Adopt A Rabbit

Rabbits love the company of their own kind. If you are thinking of getting a companion for your existing rabbit, then we can support you through the bonding process. All our rabbits are neutered / spayed which, along with many other benefits, really helps when pairing rabbits. Opposite sex pairings work best. We do not complete the adoption until you have a happy pair of bunnies. In this way, if it isn't working out we will take back the bunnies and you can always try with another if you wish.

Are you curious about bonding and would like more information? Please click here for some guidance...

Guide to Bonding Your Rabbits

Nothing is cuter than watching two rabbits lie side by side snuggling with each other. They are clearly very happy and enjoy each other's company. Rabbits are social animals that benefit from living in pairs or groups. Despite the need to live with another rabbit, you cannot just put two rabbits in a cage and expect them to immediately get along.

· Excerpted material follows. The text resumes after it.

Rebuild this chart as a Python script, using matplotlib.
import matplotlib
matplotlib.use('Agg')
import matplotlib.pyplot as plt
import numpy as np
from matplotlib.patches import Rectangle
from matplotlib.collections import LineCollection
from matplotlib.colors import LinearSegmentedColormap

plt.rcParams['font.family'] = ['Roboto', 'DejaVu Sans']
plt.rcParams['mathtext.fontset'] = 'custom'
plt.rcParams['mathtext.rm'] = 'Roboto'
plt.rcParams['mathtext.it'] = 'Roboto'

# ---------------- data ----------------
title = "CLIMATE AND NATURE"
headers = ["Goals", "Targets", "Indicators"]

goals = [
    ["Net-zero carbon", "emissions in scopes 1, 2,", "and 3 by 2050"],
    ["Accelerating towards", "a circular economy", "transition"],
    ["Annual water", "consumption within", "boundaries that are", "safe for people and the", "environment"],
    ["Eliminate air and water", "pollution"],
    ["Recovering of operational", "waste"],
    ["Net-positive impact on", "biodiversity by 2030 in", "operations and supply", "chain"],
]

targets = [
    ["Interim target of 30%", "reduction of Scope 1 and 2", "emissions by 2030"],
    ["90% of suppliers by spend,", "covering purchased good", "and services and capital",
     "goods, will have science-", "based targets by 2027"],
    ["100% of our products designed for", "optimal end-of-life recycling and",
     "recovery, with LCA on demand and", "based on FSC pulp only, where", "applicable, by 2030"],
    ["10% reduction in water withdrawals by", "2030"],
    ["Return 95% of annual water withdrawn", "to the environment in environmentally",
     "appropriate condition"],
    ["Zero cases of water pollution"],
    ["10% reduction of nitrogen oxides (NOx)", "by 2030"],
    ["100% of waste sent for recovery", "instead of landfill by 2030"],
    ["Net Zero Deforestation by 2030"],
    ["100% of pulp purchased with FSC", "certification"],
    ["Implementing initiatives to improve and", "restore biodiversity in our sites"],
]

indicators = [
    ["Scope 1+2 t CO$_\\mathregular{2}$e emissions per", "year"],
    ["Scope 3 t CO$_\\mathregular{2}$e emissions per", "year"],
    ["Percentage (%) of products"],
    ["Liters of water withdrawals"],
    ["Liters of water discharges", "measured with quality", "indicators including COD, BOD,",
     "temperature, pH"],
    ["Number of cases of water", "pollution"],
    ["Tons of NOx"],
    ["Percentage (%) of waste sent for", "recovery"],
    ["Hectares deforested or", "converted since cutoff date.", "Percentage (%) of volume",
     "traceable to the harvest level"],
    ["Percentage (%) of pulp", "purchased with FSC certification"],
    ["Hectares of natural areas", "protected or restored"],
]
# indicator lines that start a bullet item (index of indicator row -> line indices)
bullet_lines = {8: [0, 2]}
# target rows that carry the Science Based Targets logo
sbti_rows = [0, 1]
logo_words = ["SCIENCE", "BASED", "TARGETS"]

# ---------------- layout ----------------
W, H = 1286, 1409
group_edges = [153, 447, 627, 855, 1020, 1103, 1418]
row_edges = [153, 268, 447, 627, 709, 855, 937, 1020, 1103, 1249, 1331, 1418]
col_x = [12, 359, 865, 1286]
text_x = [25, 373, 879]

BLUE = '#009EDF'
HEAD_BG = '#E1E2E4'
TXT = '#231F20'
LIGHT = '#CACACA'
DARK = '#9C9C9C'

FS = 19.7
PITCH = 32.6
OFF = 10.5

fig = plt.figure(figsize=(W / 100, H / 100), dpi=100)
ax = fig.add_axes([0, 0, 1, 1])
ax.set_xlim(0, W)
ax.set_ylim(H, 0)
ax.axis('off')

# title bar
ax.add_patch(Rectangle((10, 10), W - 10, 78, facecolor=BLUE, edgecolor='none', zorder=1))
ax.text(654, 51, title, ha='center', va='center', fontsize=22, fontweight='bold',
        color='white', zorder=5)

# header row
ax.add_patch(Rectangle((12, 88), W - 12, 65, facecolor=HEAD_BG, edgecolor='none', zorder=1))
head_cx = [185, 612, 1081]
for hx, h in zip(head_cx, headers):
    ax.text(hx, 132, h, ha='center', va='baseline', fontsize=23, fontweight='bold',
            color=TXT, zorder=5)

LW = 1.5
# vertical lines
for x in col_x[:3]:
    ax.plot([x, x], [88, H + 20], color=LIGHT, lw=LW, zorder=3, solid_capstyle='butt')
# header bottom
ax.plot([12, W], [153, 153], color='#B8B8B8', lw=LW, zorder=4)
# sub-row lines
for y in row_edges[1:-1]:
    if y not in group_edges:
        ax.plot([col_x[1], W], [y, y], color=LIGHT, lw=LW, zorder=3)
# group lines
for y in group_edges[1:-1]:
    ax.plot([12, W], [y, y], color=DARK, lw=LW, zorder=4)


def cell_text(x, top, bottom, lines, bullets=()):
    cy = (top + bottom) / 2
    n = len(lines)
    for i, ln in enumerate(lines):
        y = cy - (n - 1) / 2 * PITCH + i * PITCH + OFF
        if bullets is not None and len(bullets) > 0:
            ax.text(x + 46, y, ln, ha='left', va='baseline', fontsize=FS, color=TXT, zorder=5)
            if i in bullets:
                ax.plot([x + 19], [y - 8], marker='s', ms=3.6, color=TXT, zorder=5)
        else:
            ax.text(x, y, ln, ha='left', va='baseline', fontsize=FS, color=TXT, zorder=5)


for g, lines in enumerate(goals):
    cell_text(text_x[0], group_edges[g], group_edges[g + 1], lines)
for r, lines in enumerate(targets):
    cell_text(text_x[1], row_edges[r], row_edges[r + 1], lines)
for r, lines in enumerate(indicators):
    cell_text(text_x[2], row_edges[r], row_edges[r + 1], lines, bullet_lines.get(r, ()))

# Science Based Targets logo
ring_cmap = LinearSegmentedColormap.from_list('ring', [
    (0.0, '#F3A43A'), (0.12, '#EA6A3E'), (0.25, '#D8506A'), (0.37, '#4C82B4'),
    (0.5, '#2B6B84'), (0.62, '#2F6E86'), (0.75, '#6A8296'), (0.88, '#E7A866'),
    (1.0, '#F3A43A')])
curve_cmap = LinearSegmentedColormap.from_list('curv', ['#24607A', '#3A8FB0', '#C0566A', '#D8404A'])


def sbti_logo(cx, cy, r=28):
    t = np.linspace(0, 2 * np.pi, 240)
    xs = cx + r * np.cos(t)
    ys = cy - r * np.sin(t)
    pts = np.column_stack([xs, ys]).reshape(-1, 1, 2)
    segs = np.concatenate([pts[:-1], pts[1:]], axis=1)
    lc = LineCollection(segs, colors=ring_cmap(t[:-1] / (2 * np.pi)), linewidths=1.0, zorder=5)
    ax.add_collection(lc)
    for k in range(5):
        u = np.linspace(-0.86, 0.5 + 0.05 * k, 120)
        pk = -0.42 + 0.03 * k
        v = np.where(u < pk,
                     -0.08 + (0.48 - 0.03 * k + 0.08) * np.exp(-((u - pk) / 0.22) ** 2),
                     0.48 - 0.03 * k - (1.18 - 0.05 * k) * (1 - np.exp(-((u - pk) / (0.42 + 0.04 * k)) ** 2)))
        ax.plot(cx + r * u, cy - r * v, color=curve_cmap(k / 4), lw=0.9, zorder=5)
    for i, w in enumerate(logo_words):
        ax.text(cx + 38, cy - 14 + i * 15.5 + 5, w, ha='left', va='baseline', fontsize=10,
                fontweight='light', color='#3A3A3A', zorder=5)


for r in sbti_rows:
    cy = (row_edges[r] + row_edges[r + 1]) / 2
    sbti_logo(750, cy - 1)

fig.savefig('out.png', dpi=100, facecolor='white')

Rabbits, like humans, must date first. During their courtship, the rabbits learn to trust each other and eventually fall in love. Rabbit dating is referred to as bonding. Every pairing is different, as there is not a set path to take.

What to Expect

Some bondings are fairly easy while others can be a more bumpy journey. Rabbits rarely fall in love at first sight and indifference is a good first sign. It means that they are scoping each other out and trying to figure out if they can trust each other.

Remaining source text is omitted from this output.